-- To be done --
Check each line below for the word "chart", and copy those that have it.
_ _ _
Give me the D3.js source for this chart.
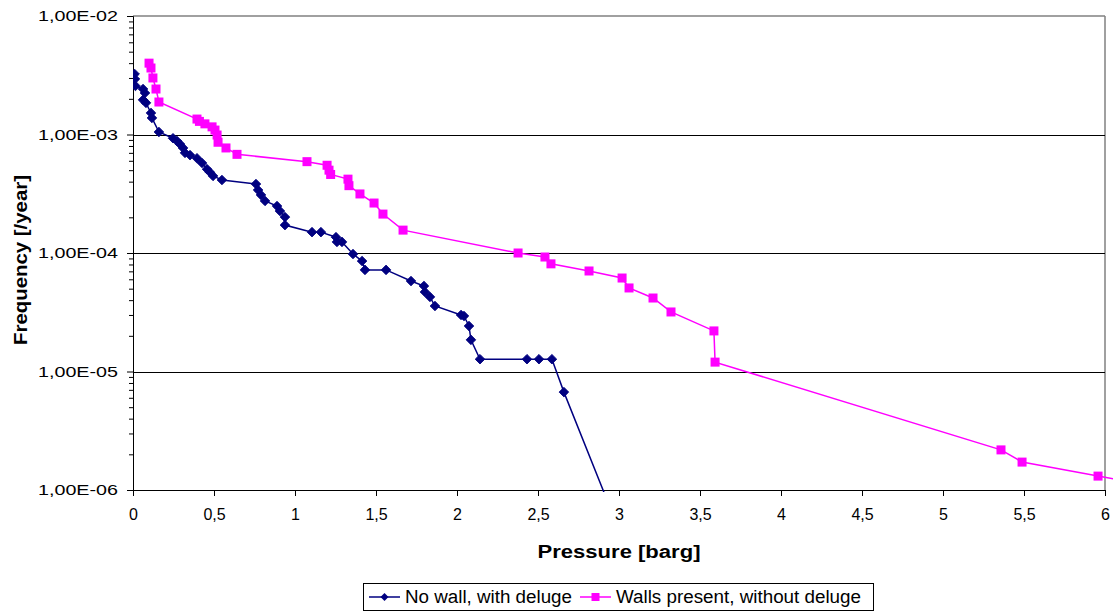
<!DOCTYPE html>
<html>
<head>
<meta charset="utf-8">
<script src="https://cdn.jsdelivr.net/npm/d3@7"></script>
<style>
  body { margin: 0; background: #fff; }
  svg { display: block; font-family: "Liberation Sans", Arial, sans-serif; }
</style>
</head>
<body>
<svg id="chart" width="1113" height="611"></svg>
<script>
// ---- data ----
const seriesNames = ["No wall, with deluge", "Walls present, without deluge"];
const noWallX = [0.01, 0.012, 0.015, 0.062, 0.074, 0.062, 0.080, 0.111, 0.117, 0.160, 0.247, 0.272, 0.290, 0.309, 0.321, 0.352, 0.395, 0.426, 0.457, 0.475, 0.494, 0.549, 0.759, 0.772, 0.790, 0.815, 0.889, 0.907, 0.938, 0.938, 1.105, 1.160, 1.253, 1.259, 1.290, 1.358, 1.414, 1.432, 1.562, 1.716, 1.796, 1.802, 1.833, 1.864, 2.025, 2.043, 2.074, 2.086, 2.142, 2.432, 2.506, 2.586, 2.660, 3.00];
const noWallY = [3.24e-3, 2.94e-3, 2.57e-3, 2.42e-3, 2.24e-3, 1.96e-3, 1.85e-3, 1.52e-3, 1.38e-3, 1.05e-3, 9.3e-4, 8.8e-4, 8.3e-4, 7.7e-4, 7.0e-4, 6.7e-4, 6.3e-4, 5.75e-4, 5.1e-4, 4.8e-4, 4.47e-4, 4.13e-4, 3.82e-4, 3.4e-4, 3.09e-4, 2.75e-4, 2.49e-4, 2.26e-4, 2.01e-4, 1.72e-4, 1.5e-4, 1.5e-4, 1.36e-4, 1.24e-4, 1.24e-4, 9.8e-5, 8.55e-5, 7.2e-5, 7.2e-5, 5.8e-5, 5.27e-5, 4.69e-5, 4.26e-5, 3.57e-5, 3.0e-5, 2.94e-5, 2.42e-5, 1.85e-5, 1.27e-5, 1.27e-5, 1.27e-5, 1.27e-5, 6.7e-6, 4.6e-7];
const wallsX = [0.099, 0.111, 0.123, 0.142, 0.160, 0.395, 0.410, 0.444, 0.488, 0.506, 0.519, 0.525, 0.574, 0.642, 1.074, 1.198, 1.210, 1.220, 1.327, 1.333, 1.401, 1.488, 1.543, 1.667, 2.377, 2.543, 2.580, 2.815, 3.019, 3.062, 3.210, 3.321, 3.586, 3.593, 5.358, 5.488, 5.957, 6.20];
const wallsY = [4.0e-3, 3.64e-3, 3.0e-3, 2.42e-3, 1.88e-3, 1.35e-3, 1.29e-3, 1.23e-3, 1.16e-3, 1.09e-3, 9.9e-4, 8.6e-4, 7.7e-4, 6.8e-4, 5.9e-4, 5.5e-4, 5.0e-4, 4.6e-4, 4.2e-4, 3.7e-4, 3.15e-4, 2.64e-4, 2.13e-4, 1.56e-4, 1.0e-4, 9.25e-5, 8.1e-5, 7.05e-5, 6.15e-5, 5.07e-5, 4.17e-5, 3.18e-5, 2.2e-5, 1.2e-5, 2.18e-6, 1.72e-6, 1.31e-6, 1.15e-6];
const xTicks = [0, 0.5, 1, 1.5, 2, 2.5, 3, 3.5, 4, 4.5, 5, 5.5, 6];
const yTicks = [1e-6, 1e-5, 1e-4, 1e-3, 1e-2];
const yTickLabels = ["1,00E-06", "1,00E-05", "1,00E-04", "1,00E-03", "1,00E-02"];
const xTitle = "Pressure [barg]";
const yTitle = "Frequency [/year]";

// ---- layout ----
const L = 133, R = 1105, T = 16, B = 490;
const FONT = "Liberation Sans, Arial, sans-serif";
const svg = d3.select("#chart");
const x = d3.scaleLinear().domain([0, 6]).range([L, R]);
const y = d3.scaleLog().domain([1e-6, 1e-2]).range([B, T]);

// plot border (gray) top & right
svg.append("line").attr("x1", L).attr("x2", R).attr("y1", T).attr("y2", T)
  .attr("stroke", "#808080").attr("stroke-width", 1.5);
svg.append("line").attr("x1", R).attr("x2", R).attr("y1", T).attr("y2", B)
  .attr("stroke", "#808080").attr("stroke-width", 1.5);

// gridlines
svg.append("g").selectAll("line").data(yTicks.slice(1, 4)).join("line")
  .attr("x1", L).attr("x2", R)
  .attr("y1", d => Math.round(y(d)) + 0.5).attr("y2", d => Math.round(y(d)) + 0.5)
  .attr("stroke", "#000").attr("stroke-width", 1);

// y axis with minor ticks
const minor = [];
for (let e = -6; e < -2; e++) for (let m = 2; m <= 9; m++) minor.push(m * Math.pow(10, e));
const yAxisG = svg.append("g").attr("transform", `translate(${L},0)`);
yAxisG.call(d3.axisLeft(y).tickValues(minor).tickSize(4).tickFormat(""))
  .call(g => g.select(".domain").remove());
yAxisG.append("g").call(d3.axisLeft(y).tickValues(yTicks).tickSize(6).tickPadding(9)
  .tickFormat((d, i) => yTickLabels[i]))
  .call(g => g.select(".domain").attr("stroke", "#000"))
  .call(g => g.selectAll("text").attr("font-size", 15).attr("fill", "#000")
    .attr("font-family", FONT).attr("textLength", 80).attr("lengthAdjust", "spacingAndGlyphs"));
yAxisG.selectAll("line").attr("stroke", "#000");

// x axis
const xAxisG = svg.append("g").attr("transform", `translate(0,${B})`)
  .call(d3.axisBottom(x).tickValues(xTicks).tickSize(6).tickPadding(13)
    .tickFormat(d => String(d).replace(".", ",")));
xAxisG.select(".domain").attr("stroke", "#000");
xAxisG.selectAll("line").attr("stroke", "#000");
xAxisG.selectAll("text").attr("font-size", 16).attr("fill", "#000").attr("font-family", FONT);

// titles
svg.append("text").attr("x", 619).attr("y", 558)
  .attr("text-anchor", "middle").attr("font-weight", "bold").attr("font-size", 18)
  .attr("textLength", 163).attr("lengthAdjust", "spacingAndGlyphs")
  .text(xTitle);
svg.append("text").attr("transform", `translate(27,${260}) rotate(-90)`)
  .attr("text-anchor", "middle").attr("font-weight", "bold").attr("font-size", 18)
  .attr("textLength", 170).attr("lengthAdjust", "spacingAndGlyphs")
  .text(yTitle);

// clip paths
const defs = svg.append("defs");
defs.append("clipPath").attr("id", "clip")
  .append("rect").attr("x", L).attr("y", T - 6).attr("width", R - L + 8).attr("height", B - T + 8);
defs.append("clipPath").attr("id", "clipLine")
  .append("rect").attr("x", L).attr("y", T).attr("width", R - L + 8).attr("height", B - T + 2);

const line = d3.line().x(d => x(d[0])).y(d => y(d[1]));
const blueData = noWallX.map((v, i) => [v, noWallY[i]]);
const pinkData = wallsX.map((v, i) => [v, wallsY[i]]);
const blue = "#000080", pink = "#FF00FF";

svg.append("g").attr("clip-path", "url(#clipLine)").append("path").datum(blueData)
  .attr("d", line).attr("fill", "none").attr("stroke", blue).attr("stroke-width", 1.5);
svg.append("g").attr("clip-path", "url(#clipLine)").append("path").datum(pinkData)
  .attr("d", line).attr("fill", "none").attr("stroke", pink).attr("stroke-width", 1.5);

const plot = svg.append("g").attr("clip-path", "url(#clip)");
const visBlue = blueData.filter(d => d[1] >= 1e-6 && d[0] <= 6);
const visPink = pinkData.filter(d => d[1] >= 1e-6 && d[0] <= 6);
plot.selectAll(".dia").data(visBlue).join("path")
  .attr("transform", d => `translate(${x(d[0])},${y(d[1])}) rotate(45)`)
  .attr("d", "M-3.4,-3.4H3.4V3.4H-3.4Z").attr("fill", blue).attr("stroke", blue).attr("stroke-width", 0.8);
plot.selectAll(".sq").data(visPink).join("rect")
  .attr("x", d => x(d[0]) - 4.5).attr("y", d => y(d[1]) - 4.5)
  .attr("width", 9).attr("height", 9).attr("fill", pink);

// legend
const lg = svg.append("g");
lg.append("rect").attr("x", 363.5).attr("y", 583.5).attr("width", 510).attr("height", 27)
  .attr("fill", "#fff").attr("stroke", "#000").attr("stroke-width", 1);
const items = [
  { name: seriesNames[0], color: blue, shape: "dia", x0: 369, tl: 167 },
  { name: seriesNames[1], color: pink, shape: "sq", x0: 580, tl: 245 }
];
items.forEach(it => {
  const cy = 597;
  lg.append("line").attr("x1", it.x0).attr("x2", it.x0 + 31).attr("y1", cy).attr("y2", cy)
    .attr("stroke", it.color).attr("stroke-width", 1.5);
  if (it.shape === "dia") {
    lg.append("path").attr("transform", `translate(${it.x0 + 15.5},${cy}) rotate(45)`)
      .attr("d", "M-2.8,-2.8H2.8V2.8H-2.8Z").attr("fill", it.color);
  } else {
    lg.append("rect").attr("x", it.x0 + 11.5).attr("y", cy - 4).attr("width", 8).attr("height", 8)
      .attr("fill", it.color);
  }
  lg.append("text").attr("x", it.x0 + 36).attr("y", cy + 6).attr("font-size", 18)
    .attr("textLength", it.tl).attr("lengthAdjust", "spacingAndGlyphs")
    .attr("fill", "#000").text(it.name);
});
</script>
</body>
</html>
_ _ _
-- Exercise result --
Give me the D3.js source for this chart.
<svg id="chart" width="1113" height="611"></svg>
const svg = d3.select("#chart");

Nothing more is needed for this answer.